Luna Park burned in a spectacular fire on August 12, 1944.

Damages exceeded a half million dollars and 35 people, one third firemen were injured and burned. The attractions totally destroyed were the Dragon Gorge, Boomerang, Hell 'n' back, Harum Scarum, Spook Street, Tilt-a-whirl, Dodge-em, the Opera House that showed anti Nazi war propaganda films, the Coca Cola tower, and the arenas were the Aqua Circus and the Anderson Dog and Pony Circus performed. Rides that were damaged but repairable were the Mile Sky Chase (coaster), and the Shoot-the-Chutes.

There was $400,000 in insurance but the owners feared that Farmer's Bank & Trust Company, that held a $600,000 mortgage on the park, would claim the money. Besides it was hard to rebuild with restrictions on building materials during World War II.

Since the east side and front of the park along Surf Avenue were undamaged, Luna reopened for the last four weeks of the season. They roped off the damaged area and charged spectators ten cents to see the ruins. Six small rides were in operation but business in the park and at the undamaged ballroom was light.

Luna Park didn't reopen in 1945 while the owners and mortgage holder fought in court for the rights of the insurance money. In September 1946 the bank sold the property for $275,000 to non show business people. Their intention was to raze the site and build a housing project.

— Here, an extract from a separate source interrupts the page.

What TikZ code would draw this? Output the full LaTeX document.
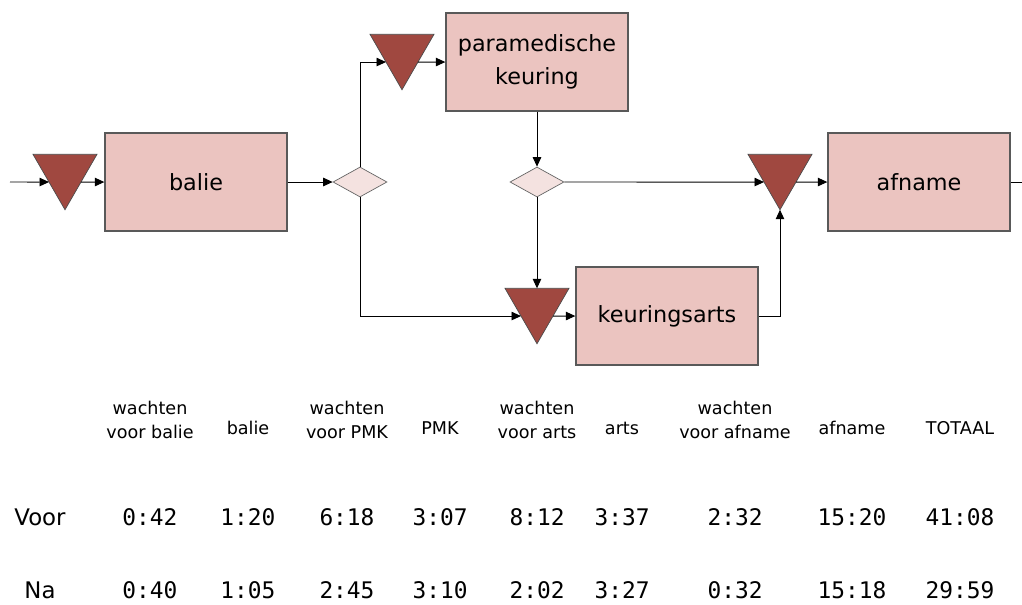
\documentclass[tikz,border=0pt]{standalone}
\usepackage{fontspec}
\setmainfont{DejaVu Sans}
\newfontfamily\numfont{DejaVu Sans Mono}
\usetikzlibrary{shapes.geometric,arrows.meta}

\definecolor{boxfill}{RGB}{235,196,192}
\definecolor{waitfill}{RGB}{160,72,64}
\definecolor{splitfill}{RGB}{244,226,224}

\tikzset{
  stap/.style={draw=black!65, line width=0.8pt, fill=boxfill, minimum width=3.64cm,
    minimum height=1.96cm, align=center, font=\fontsize{12.7}{19}\selectfont},
  wacht/.style={draw=black!70, fill=waitfill, regular polygon, regular polygon sides=3,
    rotate=180, minimum size=1.478cm, inner sep=0pt, outer sep=0pt},
  splits/.style={draw=black!60, fill=splitfill, diamond, minimum width=1.08cm,
    minimum height=0.6cm, inner sep=0pt},
  pijl/.style={-{Triangle[length=1.9mm,width=1.7mm]}, line width=0.55pt},
  kop/.style={font=\fontsize{10}{13.5}\selectfont, align=center},
  tijd/.style={font=\numfont\fontsize{13}{15}\selectfont},
}

\begin{document}
\begin{tikzpicture}[x=0.02cm,y=-0.02cm]
  \useasboundingbox (0,0) rectangle (1022,605);
  % proces
  \coordinate (in) at (10,182);
  \node[wacht] (w1) at (65,172.8) {};
  \node[stap] (balie) at (196,182) {balie};
  \node[splits] (s1) at (360,182) {};
  \node[wacht] (w2) at (402,52.8) {};
  \node[stap] (pmk) at (537,62) {paramedische\\keuring};
  \node[splits] (s2) at (537,182) {};
  \node[wacht] (w3) at (780,172.8) {};
  \node[stap] (afname) at (919,182) {afname};
  \node[wacht] (w4) at (537,306.8) {};
  \node[stap] (arts) at (667,316) {keuringsarts};
  \coordinate (uit) at (1022,182);

  \draw[pijl] (in) -- (w1.side 3);
  \draw[pijl] (w1.side 1) -- (balie);
  \draw[pijl] (balie) -- (s1);
  \draw[pijl] (s1.north) |- (w2.side 3);
  \draw[pijl] (w2.side 1) -- (pmk);
  \draw[pijl] (pmk) -- (s2);
  \draw[pijl] (s2) -- (w3.side 3);
  \draw[pijl] (w3.side 1) -- (afname);
  \draw (afname) -- (uit);
  \draw[pijl] (s2) -- (w4.side 2);
  \draw[pijl] (s1.south) |- (w4.side 3);
  \draw[pijl] (w4.side 1) -- (arts);
  \draw[pijl] (arts) -| (w3.corner 1);

  % tabel
  \node[font=\fontsize{13}{15}\selectfont] (voor) at (40,517) {Voor};
  \node[font=\fontsize{13}{15}\selectfont] (na) at (40,590) {Na};
  \foreach \x/\y/\kop/\v/\n [count=\i] in {
      150/420/{wachten\\voor balie}/0:42/0:40,
      248/428/balie/1:20/1:05,
      347/420/{wachten\\voor PMK}/6:18/2:45,
      440/428/PMK/3:07/3:10,
      537/420/{wachten\\voor arts}/8:12/2:02,
      622/428/arts/3:37/3:27,
      735/420/{wachten\\voor afname}/2:32/0:32,
      852/428/afname/15:20/15:18,
      960/428/TOTAAL/41:08/29:59}{
    \node[kop] (k\i) at (\x,\y) {\kop};
    \node[tijd] (v\i) at (\x,517) {\v};
    \node[tijd] (n\i) at (\x,590) {\n};
  }
\end{tikzpicture}
\end{document}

On October 5th, while wreckers were preparing the site for the new housing project, sparks from a worker's blow torch ignited a pile of garbage under the roller coaster. The four alarm fire which lasted from 2 P.M. until midnight burned everything except the ballroom, pool and administration building. The later was used for storage until it too burned in a fire on May 15, 1949. The land became a parking lot and then the site for a low income housing development.